━━━ Supplied records
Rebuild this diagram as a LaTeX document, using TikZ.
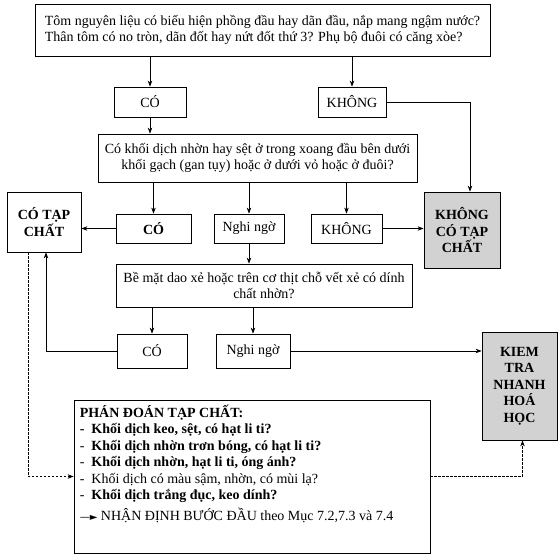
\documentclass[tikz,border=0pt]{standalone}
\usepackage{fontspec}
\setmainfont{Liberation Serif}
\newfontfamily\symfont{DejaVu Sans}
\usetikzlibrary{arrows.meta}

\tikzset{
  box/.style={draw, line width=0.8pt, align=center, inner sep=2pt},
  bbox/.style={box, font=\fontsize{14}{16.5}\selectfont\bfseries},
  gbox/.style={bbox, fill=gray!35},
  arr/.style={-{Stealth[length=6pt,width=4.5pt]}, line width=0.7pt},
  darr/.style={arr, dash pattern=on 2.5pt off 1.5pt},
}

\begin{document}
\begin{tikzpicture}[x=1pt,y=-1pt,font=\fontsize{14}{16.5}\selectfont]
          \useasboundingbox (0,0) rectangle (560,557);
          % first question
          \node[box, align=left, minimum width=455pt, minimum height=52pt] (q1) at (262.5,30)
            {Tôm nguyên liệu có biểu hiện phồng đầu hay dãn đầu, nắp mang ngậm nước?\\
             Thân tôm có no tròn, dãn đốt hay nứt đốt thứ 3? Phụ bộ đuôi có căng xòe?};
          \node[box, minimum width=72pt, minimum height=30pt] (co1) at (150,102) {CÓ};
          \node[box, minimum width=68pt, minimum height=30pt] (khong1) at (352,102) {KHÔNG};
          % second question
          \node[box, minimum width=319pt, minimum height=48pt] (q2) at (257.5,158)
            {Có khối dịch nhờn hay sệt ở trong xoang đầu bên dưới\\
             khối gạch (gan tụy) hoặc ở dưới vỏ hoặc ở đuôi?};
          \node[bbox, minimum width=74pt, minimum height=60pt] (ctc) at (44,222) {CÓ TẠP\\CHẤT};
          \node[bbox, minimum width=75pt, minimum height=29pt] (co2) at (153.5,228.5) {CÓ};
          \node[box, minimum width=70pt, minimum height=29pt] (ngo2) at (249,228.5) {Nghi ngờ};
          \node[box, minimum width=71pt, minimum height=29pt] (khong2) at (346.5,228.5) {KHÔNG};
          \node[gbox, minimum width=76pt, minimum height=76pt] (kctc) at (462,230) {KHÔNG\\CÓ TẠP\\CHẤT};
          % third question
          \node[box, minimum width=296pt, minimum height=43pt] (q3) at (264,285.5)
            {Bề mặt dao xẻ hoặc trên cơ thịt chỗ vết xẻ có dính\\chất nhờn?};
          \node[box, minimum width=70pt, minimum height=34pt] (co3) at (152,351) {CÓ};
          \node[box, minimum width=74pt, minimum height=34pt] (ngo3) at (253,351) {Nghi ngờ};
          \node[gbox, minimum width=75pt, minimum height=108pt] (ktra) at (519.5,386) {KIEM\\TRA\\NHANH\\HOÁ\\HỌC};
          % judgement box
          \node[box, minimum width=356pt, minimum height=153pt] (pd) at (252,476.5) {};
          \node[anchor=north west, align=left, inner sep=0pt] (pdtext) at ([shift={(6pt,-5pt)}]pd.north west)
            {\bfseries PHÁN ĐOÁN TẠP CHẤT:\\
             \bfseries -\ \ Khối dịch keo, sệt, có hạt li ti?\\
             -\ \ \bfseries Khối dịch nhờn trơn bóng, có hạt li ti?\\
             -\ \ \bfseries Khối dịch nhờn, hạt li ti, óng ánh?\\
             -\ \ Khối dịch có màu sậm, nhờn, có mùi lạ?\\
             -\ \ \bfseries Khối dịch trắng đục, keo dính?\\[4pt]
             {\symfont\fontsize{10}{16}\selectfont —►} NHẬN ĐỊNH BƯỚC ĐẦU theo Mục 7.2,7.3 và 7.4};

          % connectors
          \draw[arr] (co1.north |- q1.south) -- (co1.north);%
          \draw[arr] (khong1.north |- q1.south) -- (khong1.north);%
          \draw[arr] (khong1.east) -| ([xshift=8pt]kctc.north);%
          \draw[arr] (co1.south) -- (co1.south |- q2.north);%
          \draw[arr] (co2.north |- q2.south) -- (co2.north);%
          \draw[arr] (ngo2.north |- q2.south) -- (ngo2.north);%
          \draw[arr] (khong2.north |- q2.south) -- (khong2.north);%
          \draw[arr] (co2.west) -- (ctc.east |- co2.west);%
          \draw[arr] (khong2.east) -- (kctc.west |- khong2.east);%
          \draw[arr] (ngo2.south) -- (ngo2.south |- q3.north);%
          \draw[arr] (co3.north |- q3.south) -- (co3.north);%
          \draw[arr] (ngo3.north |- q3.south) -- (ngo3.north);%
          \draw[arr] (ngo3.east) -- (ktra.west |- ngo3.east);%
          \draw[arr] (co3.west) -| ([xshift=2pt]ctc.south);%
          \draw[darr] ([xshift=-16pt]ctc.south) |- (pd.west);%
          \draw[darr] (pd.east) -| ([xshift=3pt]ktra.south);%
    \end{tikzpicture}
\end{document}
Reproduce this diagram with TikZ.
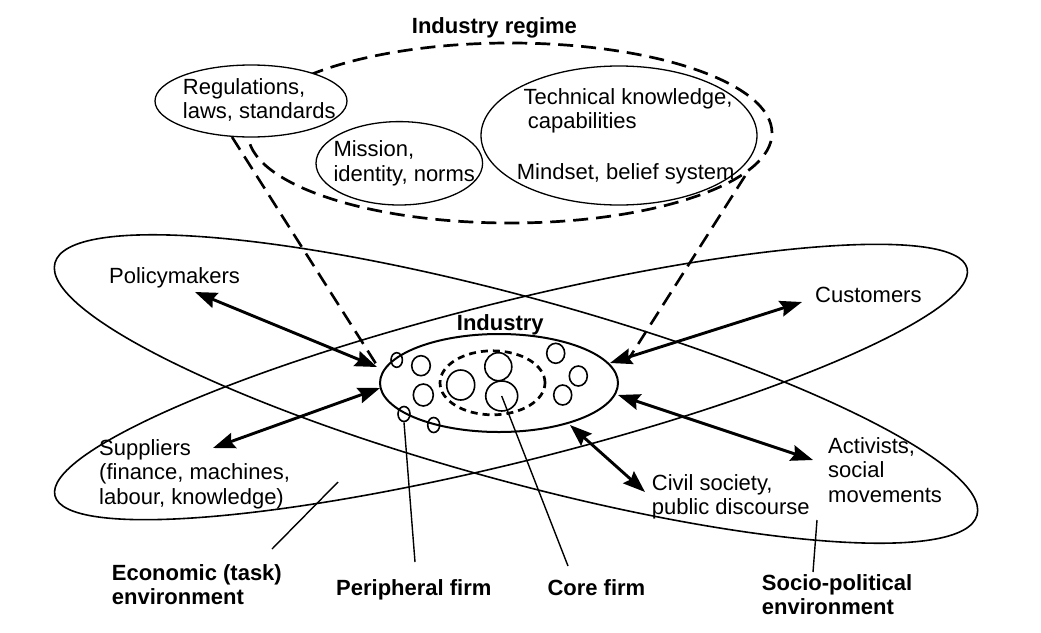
━━━━━━
**Description of the task**: Skip every picture and transcribe the data above exactly.

**Task response**:
Rebuild this diagram as a LaTeX document, using TikZ.
\documentclass[tikz,border=0pt]{standalone}
\usepackage{fontspec}
\setmainfont{Liberation Serif}
\newfontfamily\symfont{DejaVu Sans}
\usetikzlibrary{arrows.meta}

\tikzset{
  box/.style={draw, line width=0.8pt, align=center, inner sep=2pt},
  bbox/.style={box, font=\fontsize{14}{16.5}\selectfont\bfseries},
  gbox/.style={bbox, fill=gray!35},
  arr/.style={-{Stealth[length=6pt,width=4.5pt]}, line width=0.7pt},
  darr/.style={arr, dash pattern=on 2.5pt off 1.5pt},
}

\begin{document}
\begin{tikzpicture}[x=1pt,y=-1pt,font=\fontsize{14}{16.5}\selectfont]
          \useasboundingbox (0,0) rectangle (560,557);
          % first question
          \node[box, align=left, minimum width=455pt, minimum height=52pt] (q1) at (262.5,30)
            {Tôm nguyên liệu có biểu hiện phồng đầu hay dãn đầu, nắp mang ngậm nước?\\
             Thân tôm có no tròn, dãn đốt hay nứt đốt thứ 3? Phụ bộ đuôi có căng xòe?};
          \node[box, minimum width=72pt, minimum height=30pt] (co1) at (150,102) {CÓ};
          \node[box, minimum width=68pt, minimum height=30pt] (khong1) at (352,102) {KHÔNG};
          % second question
          \node[box, minimum width=319pt, minimum height=48pt] (q2) at (257.5,158)
            {Có khối dịch nhờn hay sệt ở trong xoang đầu bên dưới\\
             khối gạch (gan tụy) hoặc ở dưới vỏ hoặc ở đuôi?};
          \node[bbox, minimum width=74pt, minimum height=60pt] (ctc) at (44,222) {CÓ TẠP\\CHẤT};
          \node[bbox, minimum width=75pt, minimum height=29pt] (co2) at (153.5,228.5) {CÓ};
          \node[box, minimum width=70pt, minimum height=29pt] (ngo2) at (249,228.5) {Nghi ngờ};
          \node[box, minimum width=71pt, minimum height=29pt] (khong2) at (346.5,228.5) {KHÔNG};
          \node[gbox, minimum width=76pt, minimum height=76pt] (kctc) at (462,230) {KHÔNG\\CÓ TẠP\\CHẤT};
          % third question
          \node[box, minimum width=296pt, minimum height=43pt] (q3) at (264,285.5)
            {Bề mặt dao xẻ hoặc trên cơ thịt chỗ vết xẻ có dính\\chất nhờn?};
          \node[box, minimum width=70pt, minimum height=34pt] (co3) at (152,351) {CÓ};
          \node[box, minimum width=74pt, minimum height=34pt] (ngo3) at (253,351) {Nghi ngờ};
          \node[gbox, minimum width=75pt, minimum height=108pt] (ktra) at (519.5,386) {KIEM\\TRA\\NHANH\\HOÁ\\HỌC};
          % judgement box
          \node[box, minimum width=356pt, minimum height=153pt] (pd) at (252,476.5) {};
          \node[anchor=north west, align=left, inner sep=0pt] (pdtext) at ([shift={(6pt,-5pt)}]pd.north west)
            {\bfseries PHÁN ĐOÁN TẠP CHẤT:\\
             \bfseries -\ \ Khối dịch keo, sệt, có hạt li ti?\\
             -\ \ \bfseries Khối dịch nhờn trơn bóng, có hạt li ti?\\
             -\ \ \bfseries Khối dịch nhờn, hạt li ti, óng ánh?\\
             -\ \ Khối dịch có màu sậm, nhờn, có mùi lạ?\\
             -\ \ \bfseries Khối dịch trắng đục, keo dính?\\[4pt]
             {\symfont\fontsize{10}{16}\selectfont —►} NHẬN ĐỊNH BƯỚC ĐẦU theo Mục 7.2,7.3 và 7.4};

          % connectors
          \draw[arr] (co1.north |- q1.south) -- (co1.north);%
          \draw[arr] (khong1.north |- q1.south) -- (khong1.north);%
          \draw[arr] (khong1.east) -| ([xshift=8pt]kctc.north);%
          \draw[arr] (co1.south) -- (co1.south |- q2.north);%
          \draw[arr] (co2.north |- q2.south) -- (co2.north);%
          \draw[arr] (ngo2.north |- q2.south) -- (ngo2.north);%
          \draw[arr] (khong2.north |- q2.south) -- (khong2.north);%
          \draw[arr] (co2.west) -- (ctc.east |- co2.west);%
          \draw[arr] (khong2.east) -- (kctc.west |- khong2.east);%
          \draw[arr] (ngo2.south) -- (ngo2.south |- q3.north);%
          \draw[arr] (co3.north |- q3.south) -- (co3.north);%
          \draw[arr] (ngo3.north |- q3.south) -- (ngo3.north);%
          \draw[arr] (ngo3.east) -- (ktra.west |- ngo3.east);%
          \draw[arr] (co3.west) -| ([xshift=2pt]ctc.south);%
          \draw[darr] ([xshift=-16pt]ctc.south) |- (pd.west);%
          \draw[darr] (pd.east) -| ([xshift=3pt]ktra.south);%
    \end{tikzpicture}
\end{document}
Reproduce this diagram with TikZ.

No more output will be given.